The report urged the Pentagon to use artificial intelligence and machine learning to bolster military logistics using predictive analysis, demand forecasting, production scheduling, anomaly detection, and supply-chain optimization.

To counter cyber attacks, the task force urged developing the use of blockchain technology that allows digital information to be shared but not copied.

A blockchain-like test infrastructure for military logistics would enable the Pentagon "to evaluate potential offensive and defensive cyber applications of blockchain-like technology and other distributed database technologies," the report said.

Ed Timperlake, a former Pentagon logistics official under President Ronald Reagan, said the task force report and its recommendations show the strategic brilliance of the Defense Science Board.

"As President Reagan's principle director of mobilization and requirements, an office eliminated during the Clinton administration's 'peace dividend' years, failure in logistics can not only limit the ability to fight a peer-to-peer war but can mean the difference between victory and defeat," Timperlake said.

Dakota Wood, a defense analyst at the Heritage Foundation, said the report on military logistics weaknesses was not surprising.

"Logistics is the poor step child of the military," Wood said adding that logistics systems often are short-changed in administration and congressional budgeting processes.

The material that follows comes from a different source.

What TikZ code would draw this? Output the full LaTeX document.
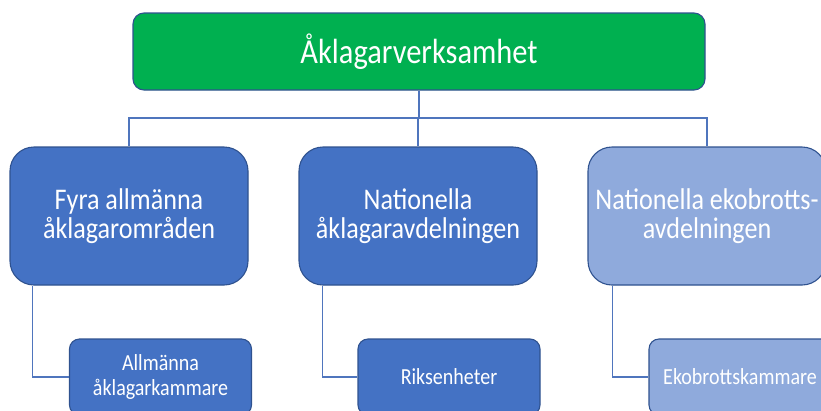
\documentclass[tikz,border=0pt]{standalone}
\usepackage{fontspec}
\setmainfont{Carlito}[FakeStretch=0.87]
\definecolor{topgreen}{HTML}{00B050}
\definecolor{midblue}{HTML}{4472C4}
\definecolor{lightblue}{HTML}{8FAADC}
\definecolor{edgeblue}{HTML}{2F528F}
\definecolor{linkblue}{HTML}{4F75BD}
\tikzset{
  topbox/.style={draw=edgeblue, fill=topgreen, line width=1.1pt, rounded corners=11pt,
    minimum width=572pt, minimum height=77pt, text=white, font=\fontsize{35}{40}\selectfont, inner sep=0pt},
  childbox/.style={draw=edgeblue, fill=midblue, line width=1.1pt, rounded corners=24pt,
    minimum width=238pt, minimum height=138pt, text=white, align=center,
    font=\fontsize{30}{28.5}\selectfont, inner sep=0pt},
  lightchild/.style={childbox, fill=lightblue},
  gbox/.style={draw=edgeblue, fill=midblue, line width=1.1pt, rounded corners=10pt,
    minimum width=182pt, minimum height=76pt, text=white, align=center,
    font=\fontsize{23}{25}\selectfont, inner sep=0pt},
  lightg/.style={gbox, fill=lightblue},
  link/.style={draw=linkblue, line width=1.2pt}
}
\begin{document}
\begin{tikzpicture}[x=1pt,y=-1pt]
\useasboundingbox (0,0) rectangle (821,410);
\clip (0,0) rectangle (821,410);
\node[topbox] (top) at (419,51.5) {Åklagarverksamhet};
\node[childbox] (c1) at (129,216) {Fyra allmänna\\åklagarområden};
\node[childbox] (c2) at (418,216) {Nationella\\åklagaravdelningen};
\node[lightchild] (c3) at (707,216) {Nationella ekobrotts-\\avdelningen};
\node[gbox] (g1) at (160.5,377) {Allmänna\\åklagarkammare};
\node[gbox] (g2) at (449,377) {Riksenheter};
\node[lightg] (g3) at (740,377) {Ekobrottskammare};
\coordinate (j) at (419,118);
\draw[link] (top.south) -- (j);
\draw[link] (j) -| (c1.north);
\draw[link] (j) -| (c3.north);
\draw[link] (j) -| (c2.north);
\draw[link] ([xshift=23pt]c1.south west) |- (g1.west);
\draw[link] ([xshift=24pt]c2.south west) |- (g2.west);
\draw[link] ([xshift=25pt]c3.south west) |- (g3.west);
\end{tikzpicture}
\end{document}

Fighters and warships often get more budgetary attention, he noted.

For example, vital KC-135 aerial refueling tankers were built beginning in the 1950s and their replacement, the KC-46 has faced repeated development delays.

The Defense Science Board "is saying that if you want to be effective in war we do not have the material capacity to sustain that initial combat power surge and sustain that over time," Wood said. "And it's going to take a long time and a lot of investment to get to where we need to be."